# WHAT YOU SHOULD DO:
Copy the lines that follow, keeping every character the same.

# INFORMATION SUPPLIED:
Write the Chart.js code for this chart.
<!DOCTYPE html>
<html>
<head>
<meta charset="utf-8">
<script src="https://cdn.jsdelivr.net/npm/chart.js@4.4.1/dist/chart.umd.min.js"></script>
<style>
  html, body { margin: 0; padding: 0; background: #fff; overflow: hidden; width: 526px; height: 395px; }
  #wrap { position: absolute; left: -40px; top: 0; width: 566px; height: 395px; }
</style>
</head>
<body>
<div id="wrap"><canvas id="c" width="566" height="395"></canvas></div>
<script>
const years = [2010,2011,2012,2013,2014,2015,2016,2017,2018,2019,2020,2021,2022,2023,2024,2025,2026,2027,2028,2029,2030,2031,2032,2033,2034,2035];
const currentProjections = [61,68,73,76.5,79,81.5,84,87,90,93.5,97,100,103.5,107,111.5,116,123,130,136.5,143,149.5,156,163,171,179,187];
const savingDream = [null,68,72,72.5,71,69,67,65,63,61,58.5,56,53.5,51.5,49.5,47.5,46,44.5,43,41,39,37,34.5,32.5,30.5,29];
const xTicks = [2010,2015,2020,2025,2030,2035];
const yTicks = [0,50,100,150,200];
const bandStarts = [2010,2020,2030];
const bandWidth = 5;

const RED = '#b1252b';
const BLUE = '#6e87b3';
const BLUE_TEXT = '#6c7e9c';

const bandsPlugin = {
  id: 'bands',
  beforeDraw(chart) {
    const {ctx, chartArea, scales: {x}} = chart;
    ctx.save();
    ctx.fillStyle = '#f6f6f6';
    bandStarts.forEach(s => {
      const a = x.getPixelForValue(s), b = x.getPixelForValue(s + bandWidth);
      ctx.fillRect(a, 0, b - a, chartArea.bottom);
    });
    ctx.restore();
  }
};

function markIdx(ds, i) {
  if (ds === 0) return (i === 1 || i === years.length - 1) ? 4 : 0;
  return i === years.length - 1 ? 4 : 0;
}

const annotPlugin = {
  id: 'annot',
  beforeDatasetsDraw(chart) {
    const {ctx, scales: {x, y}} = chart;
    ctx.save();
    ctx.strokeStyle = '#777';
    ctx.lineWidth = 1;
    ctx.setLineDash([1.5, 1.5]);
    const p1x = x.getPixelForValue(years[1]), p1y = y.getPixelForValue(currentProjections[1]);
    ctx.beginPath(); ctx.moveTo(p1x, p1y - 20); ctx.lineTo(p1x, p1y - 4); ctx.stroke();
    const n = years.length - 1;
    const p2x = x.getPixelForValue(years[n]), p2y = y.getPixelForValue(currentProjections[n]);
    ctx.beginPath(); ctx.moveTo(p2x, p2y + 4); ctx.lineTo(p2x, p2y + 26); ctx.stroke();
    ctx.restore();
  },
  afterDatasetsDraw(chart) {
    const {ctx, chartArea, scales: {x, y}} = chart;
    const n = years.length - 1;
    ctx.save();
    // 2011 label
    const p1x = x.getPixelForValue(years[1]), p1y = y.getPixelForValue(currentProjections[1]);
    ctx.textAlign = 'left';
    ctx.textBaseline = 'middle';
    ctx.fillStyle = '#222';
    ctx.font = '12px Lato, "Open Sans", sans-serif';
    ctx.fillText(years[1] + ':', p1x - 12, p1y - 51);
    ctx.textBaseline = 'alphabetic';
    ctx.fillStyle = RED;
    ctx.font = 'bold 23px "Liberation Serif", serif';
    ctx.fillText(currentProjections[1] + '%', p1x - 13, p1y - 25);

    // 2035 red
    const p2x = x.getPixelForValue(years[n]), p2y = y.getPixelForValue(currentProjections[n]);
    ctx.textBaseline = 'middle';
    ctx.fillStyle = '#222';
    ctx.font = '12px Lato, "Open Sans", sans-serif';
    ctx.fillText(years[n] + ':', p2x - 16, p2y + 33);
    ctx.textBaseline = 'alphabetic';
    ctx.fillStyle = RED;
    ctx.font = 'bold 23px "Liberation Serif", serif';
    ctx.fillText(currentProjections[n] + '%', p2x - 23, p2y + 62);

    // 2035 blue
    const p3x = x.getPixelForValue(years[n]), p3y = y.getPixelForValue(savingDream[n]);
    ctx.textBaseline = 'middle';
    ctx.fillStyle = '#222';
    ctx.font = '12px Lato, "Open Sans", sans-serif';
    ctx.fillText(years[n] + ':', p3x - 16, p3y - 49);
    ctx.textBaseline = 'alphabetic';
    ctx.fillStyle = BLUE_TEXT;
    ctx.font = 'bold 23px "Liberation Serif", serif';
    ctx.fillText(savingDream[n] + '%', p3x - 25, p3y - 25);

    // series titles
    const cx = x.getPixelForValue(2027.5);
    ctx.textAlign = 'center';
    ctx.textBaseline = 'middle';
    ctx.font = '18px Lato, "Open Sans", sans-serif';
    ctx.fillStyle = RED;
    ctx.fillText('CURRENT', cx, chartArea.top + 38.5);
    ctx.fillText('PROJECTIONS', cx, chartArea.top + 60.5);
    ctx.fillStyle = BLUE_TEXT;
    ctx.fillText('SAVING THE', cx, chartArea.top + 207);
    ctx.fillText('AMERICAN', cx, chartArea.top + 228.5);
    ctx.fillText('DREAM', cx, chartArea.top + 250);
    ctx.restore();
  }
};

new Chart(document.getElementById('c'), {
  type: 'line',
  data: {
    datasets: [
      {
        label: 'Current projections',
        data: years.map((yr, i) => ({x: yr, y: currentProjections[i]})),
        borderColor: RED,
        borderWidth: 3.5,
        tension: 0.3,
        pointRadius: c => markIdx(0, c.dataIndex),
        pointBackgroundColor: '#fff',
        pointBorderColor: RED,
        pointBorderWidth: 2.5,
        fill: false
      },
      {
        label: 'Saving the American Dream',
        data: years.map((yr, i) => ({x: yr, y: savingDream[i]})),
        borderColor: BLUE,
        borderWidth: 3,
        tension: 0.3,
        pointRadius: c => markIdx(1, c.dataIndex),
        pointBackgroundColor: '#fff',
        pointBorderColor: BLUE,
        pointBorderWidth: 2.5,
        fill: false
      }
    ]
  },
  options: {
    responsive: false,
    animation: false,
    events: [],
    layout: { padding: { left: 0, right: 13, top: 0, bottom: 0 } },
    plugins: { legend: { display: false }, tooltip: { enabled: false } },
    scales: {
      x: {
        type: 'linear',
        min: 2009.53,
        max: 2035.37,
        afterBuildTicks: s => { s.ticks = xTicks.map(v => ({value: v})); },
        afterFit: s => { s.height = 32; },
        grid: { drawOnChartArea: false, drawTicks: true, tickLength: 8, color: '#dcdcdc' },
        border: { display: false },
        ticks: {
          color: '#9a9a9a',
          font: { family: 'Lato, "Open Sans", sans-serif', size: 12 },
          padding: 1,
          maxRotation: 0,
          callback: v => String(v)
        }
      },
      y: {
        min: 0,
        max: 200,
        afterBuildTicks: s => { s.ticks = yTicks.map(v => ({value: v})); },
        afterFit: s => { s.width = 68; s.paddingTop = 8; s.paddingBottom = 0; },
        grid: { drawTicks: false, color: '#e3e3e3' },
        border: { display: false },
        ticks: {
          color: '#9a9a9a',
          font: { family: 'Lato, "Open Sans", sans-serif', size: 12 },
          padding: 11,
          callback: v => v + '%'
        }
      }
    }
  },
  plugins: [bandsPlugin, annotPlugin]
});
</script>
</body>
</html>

# EXERCISE ANSWER:
Write the Chart.js code for this chart.
<!DOCTYPE html>
<html>
<head>
<meta charset="utf-8">
<script src="https://cdn.jsdelivr.net/npm/chart.js@4.4.1/dist/chart.umd.min.js"></script>
<style>
  html, body { margin: 0; padding: 0; background: #fff; overflow: hidden; width: 526px; height: 395px; }
  #wrap { position: absolute; left: -40px; top: 0; width: 566px; height: 395px; }
</style>
</head>
<body>
<div id="wrap"><canvas id="c" width="566" height="395"></canvas></div>
<script>
const years = [2010,2011,2012,2013,2014,2015,2016,2017,2018,2019,2020,2021,2022,2023,2024,2025,2026,2027,2028,2029,2030,2031,2032,2033,2034,2035];
const currentProjections = [61,68,73,76.5,79,81.5,84,87,90,93.5,97,100,103.5,107,111.5,116,123,130,136.5,143,149.5,156,163,171,179,187];
const savingDream = [null,68,72,72.5,71,69,67,65,63,61,58.5,56,53.5,51.5,49.5,47.5,46,44.5,43,41,39,37,34.5,32.5,30.5,29];
const xTicks = [2010,2015,2020,2025,2030,2035];
const yTicks = [0,50,100,150,200];
const bandStarts = [2010,2020,2030];
const bandWidth = 5;

const RED = '#b1252b';
const BLUE = '#6e87b3';
const BLUE_TEXT = '#6c7e9c';

const bandsPlugin = {
  id: 'bands',
  beforeDraw(chart) {
    const {ctx, chartArea, scales: {x}} = chart;
    ctx.save();
    ctx.fillStyle = '#f6f6f6';
    bandStarts.forEach(s => {
      const a = x.getPixelForValue(s), b = x.getPixelForValue(s + bandWidth);
      ctx.fillRect(a, 0, b - a, chartArea.bottom);
    });
    ctx.restore();
  }
};

function markIdx(ds, i) {
  if (ds === 0) return (i === 1 || i === years.length - 1) ? 4 : 0;
  return i === years.length - 1 ? 4 : 0;
}

const annotPlugin = {
  id: 'annot',
  beforeDatasetsDraw(chart) {
    const {ctx, scales: {x, y}} = chart;
    ctx.save();
    ctx.strokeStyle = '#777';
    ctx.lineWidth = 1;
    ctx.setLineDash([1.5, 1.5]);
    const p1x = x.getPixelForValue(years[1]), p1y = y.getPixelForValue(currentProjections[1]);
    ctx.beginPath(); ctx.moveTo(p1x, p1y - 20); ctx.lineTo(p1x, p1y - 4); ctx.stroke();
    const n = years.length - 1;
    const p2x = x.getPixelForValue(years[n]), p2y = y.getPixelForValue(currentProjections[n]);
    ctx.beginPath(); ctx.moveTo(p2x, p2y + 4); ctx.lineTo(p2x, p2y + 26); ctx.stroke();
    ctx.restore();
  },
  afterDatasetsDraw(chart) {
    const {ctx, chartArea, scales: {x, y}} = chart;
    const n = years.length - 1;
    ctx.save();
    // 2011 label
    const p1x = x.getPixelForValue(years[1]), p1y = y.getPixelForValue(currentProjections[1]);
    ctx.textAlign = 'left';
    ctx.textBaseline = 'middle';
    ctx.fillStyle = '#222';
    ctx.font = '12px Lato, "Open Sans", sans-serif';
    ctx.fillText(years[1] + ':', p1x - 12, p1y - 51);
    ctx.textBaseline = 'alphabetic';
    ctx.fillStyle = RED;
    ctx.font = 'bold 23px "Liberation Serif", serif';
    ctx.fillText(currentProjections[1] + '%', p1x - 13, p1y - 25);

    // 2035 red
    const p2x = x.getPixelForValue(years[n]), p2y = y.getPixelForValue(currentProjections[n]);
    ctx.textBaseline = 'middle';
    ctx.fillStyle = '#222';
    ctx.font = '12px Lato, "Open Sans", sans-serif';
    ctx.fillText(years[n] + ':', p2x - 16, p2y + 33);
    ctx.textBaseline = 'alphabetic';
    ctx.fillStyle = RED;
    ctx.font = 'bold 23px "Liberation Serif", serif';
    ctx.fillText(currentProjections[n] + '%', p2x - 23, p2y + 62);

    // 2035 blue
    const p3x = x.getPixelForValue(years[n]), p3y = y.getPixelForValue(savingDream[n]);
    ctx.textBaseline = 'middle';
    ctx.fillStyle = '#222';
    ctx.font = '12px Lato, "Open Sans", sans-serif';
    ctx.fillText(years[n] + ':', p3x - 16, p3y - 49);
    ctx.textBaseline = 'alphabetic';
    ctx.fillStyle = BLUE_TEXT;
    ctx.font = 'bold 23px "Liberation Serif", serif';
    ctx.fillText(savingDream[n] + '%', p3x - 25, p3y - 25);

    // series titles
    const cx = x.getPixelForValue(2027.5);
    ctx.textAlign = 'center';
    ctx.textBaseline = 'middle';
    ctx.font = '18px Lato, "Open Sans", sans-serif';
    ctx.fillStyle = RED;
    ctx.fillText('CURRENT', cx, chartArea.top + 38.5);
    ctx.fillText('PROJECTIONS', cx, chartArea.top + 60.5);
    ctx.fillStyle = BLUE_TEXT;
    ctx.fillText('SAVING THE', cx, chartArea.top + 207);
    ctx.fillText('AMERICAN', cx, chartArea.top + 228.5);
    ctx.fillText('DREAM', cx, chartArea.top + 250);
    ctx.restore();
  }
};

new Chart(document.getElementById('c'), {
  type: 'line',
  data: {
    datasets: [
      {
        label: 'Current projections',
        data: years.map((yr, i) => ({x: yr, y: currentProjections[i]})),
        borderColor: RED,
        borderWidth: 3.5,
        tension: 0.3,
        pointRadius: c => markIdx(0, c.dataIndex),
        pointBackgroundColor: '#fff',
        pointBorderColor: RED,
        pointBorderWidth: 2.5,
        fill: false
      },
      {
        label: 'Saving the American Dream',
        data: years.map((yr, i) => ({x: yr, y: savingDream[i]})),
        borderColor: BLUE,
        borderWidth: 3,
        tension: 0.3,
        pointRadius: c => markIdx(1, c.dataIndex),
        pointBackgroundColor: '#fff',
        pointBorderColor: BLUE,
        pointBorderWidth: 2.5,
        fill: false
      }
    ]
  },
  options: {
    responsive: false,
    animation: false,
    events: [],
    layout: { padding: { left: 0, right: 13, top: 0, bottom: 0 } },
    plugins: { legend: { display: false }, tooltip: { enabled: false } },
    scales: {
      x: {
        type: 'linear',
        min: 2009.53,
        max: 2035.37,
        afterBuildTicks: s => { s.ticks = xTicks.map(v => ({value: v})); },
        afterFit: s => { s.height = 32; },
        grid: { drawOnChartArea: false, drawTicks: true, tickLength: 8, color: '#dcdcdc' },
        border: { display: false },
        ticks: {
          color: '#9a9a9a',
          font: { family: 'Lato, "Open Sans", sans-serif', size: 12 },
          padding: 1,
          maxRotation: 0,
          callback: v => String(v)
        }
      },
      y: {
        min: 0,
        max: 200,
        afterBuildTicks: s => { s.ticks = yTicks.map(v => ({value: v})); },
        afterFit: s => { s.width = 68; s.paddingTop = 8; s.paddingBottom = 0; },
        grid: { drawTicks: false, color: '#e3e3e3' },
        border: { display: false },
        ticks: {
          color: '#9a9a9a',
          font: { family: 'Lato, "Open Sans", sans-serif', size: 12 },
          padding: 11,
          callback: v => v + '%'
        }
      }
    }
  },
  plugins: [bandsPlugin, annotPlugin]
});
</script>
</body>
</html>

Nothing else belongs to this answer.